• INSTRUCTION:
Begin at the first line of the data and copy each line through the one containing "ax.yaxis.set_label_coords(-0.209, 0.522)", that line included, with no pictures.

• SUPPLIED DATA:
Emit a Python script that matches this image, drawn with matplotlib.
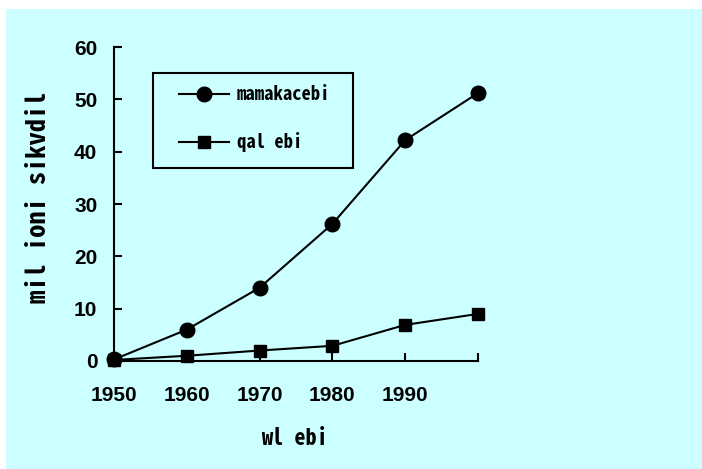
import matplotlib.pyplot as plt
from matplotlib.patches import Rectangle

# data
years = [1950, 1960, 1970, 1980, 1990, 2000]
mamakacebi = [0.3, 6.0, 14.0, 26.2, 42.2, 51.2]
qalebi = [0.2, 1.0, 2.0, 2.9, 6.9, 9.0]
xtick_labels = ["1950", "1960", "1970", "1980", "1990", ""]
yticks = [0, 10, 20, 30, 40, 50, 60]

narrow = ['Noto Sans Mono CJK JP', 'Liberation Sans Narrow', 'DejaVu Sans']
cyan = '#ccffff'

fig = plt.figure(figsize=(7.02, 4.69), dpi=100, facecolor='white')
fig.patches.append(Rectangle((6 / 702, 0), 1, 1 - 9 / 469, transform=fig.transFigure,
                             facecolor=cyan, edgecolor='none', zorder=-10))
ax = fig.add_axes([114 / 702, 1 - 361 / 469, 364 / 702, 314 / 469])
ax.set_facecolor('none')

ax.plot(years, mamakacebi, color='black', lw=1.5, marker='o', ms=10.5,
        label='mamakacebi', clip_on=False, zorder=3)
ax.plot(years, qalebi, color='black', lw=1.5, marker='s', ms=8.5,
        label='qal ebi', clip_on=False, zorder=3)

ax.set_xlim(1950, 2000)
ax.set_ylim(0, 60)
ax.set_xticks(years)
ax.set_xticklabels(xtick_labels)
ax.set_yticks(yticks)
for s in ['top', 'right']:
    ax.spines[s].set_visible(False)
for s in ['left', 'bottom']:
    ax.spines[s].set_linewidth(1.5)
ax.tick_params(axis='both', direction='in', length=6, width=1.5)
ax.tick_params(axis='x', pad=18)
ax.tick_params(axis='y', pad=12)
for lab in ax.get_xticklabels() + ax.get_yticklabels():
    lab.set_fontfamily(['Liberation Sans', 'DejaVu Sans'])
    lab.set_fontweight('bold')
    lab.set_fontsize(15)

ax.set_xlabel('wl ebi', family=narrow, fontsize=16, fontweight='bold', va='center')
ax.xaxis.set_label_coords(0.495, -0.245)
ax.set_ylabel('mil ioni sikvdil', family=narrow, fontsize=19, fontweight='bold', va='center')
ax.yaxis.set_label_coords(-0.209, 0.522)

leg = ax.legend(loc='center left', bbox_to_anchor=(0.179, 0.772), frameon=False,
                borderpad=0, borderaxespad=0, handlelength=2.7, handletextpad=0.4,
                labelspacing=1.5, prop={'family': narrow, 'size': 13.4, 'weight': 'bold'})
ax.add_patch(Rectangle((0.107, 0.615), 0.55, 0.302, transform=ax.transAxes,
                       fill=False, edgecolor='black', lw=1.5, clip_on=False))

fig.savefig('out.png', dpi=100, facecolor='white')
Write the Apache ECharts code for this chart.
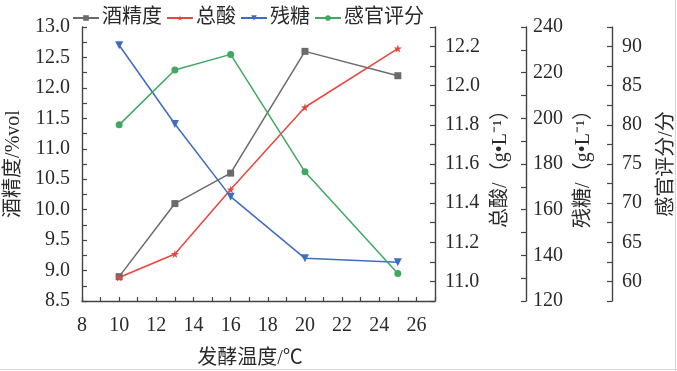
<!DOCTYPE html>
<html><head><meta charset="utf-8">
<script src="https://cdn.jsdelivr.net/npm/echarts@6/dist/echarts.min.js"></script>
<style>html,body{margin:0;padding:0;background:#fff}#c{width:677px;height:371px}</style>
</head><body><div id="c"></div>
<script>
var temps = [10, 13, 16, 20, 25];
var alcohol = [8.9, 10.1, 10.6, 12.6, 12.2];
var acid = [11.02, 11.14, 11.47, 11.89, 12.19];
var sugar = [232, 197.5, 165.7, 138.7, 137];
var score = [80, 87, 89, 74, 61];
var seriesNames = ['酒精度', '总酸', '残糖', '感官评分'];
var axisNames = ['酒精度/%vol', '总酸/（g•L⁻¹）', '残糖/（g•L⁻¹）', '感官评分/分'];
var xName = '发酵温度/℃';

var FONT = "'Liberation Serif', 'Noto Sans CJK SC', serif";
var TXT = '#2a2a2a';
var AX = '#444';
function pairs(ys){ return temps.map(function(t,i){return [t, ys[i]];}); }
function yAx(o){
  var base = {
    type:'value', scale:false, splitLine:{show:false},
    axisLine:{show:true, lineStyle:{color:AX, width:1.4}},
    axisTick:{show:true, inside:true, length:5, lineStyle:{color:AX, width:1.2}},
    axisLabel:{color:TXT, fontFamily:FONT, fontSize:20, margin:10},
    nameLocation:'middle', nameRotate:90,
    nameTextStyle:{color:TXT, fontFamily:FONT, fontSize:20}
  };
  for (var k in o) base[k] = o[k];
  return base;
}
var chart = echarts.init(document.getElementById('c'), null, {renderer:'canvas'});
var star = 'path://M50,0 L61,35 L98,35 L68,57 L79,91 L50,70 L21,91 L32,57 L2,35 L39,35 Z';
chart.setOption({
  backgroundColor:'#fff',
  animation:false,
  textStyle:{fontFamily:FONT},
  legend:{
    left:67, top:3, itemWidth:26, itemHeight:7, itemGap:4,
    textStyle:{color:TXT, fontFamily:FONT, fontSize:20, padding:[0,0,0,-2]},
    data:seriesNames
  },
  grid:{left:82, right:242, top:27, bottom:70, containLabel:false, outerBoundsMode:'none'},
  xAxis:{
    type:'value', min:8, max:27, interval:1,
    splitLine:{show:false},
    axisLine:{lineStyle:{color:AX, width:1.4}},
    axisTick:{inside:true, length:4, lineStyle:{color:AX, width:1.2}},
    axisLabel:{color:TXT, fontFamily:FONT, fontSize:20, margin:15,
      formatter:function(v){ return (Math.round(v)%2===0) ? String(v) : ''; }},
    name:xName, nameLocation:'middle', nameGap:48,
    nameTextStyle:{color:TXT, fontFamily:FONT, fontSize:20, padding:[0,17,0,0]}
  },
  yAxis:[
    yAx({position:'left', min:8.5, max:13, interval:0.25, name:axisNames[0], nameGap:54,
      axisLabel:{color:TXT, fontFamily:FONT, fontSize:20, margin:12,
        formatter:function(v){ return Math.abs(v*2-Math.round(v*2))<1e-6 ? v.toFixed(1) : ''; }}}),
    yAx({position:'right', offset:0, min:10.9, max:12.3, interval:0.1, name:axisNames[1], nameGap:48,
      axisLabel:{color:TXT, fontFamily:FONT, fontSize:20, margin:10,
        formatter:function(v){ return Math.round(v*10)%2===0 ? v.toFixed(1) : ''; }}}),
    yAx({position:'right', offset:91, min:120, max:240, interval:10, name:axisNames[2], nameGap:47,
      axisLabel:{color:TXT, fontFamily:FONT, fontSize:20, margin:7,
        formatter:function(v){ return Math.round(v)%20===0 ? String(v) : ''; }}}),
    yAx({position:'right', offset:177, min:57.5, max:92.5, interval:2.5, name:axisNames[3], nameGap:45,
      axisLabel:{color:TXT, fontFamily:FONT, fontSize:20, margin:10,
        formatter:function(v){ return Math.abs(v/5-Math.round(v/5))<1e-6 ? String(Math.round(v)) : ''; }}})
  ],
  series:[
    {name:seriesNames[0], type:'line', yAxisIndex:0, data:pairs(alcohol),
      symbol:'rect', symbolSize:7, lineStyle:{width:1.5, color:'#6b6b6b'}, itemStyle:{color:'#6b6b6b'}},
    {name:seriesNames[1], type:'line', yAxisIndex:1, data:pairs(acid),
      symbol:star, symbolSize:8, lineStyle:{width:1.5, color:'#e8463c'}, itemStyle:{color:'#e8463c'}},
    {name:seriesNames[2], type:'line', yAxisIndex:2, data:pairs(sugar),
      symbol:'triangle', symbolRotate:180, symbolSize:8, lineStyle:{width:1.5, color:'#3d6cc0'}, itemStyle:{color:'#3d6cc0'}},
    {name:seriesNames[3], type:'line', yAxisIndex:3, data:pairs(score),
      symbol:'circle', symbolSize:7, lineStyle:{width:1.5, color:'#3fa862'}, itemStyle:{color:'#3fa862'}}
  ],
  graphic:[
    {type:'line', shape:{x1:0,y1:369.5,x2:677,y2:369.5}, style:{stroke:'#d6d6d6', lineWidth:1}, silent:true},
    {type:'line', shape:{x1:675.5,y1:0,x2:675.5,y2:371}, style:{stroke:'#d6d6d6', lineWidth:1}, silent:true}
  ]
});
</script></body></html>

• EXERCISE RESPONSE:
Emit a Python script that matches this image, drawn with matplotlib.
import matplotlib.pyplot as plt
from matplotlib.patches import Rectangle

# data
years = [1950, 1960, 1970, 1980, 1990, 2000]
mamakacebi = [0.3, 6.0, 14.0, 26.2, 42.2, 51.2]
qalebi = [0.2, 1.0, 2.0, 2.9, 6.9, 9.0]
xtick_labels = ["1950", "1960", "1970", "1980", "1990", ""]
yticks = [0, 10, 20, 30, 40, 50, 60]

narrow = ['Noto Sans Mono CJK JP', 'Liberation Sans Narrow', 'DejaVu Sans']
cyan = '#ccffff'

fig = plt.figure(figsize=(7.02, 4.69), dpi=100, facecolor='white')
fig.patches.append(Rectangle((6 / 702, 0), 1, 1 - 9 / 469, transform=fig.transFigure,
                             facecolor=cyan, edgecolor='none', zorder=-10))
ax = fig.add_axes([114 / 702, 1 - 361 / 469, 364 / 702, 314 / 469])
ax.set_facecolor('none')

ax.plot(years, mamakacebi, color='black', lw=1.5, marker='o', ms=10.5,
        label='mamakacebi', clip_on=False, zorder=3)
ax.plot(years, qalebi, color='black', lw=1.5, marker='s', ms=8.5,
        label='qal ebi', clip_on=False, zorder=3)

ax.set_xlim(1950, 2000)
ax.set_ylim(0, 60)
ax.set_xticks(years)
ax.set_xticklabels(xtick_labels)
ax.set_yticks(yticks)
for s in ['top', 'right']:
    ax.spines[s].set_visible(False)
for s in ['left', 'bottom']:
    ax.spines[s].set_linewidth(1.5)
ax.tick_params(axis='both', direction='in', length=6, width=1.5)
ax.tick_params(axis='x', pad=18)
ax.tick_params(axis='y', pad=12)
for lab in ax.get_xticklabels() + ax.get_yticklabels():
    lab.set_fontfamily(['Liberation Sans', 'DejaVu Sans'])
    lab.set_fontweight('bold')
    lab.set_fontsize(15)

ax.set_xlabel('wl ebi', family=narrow, fontsize=16, fontweight='bold', va='center')
ax.xaxis.set_label_coords(0.495, -0.245)
ax.set_ylabel('mil ioni sikvdil', family=narrow, fontsize=19, fontweight='bold', va='center')
ax.yaxis.set_label_coords(-0.209, 0.522)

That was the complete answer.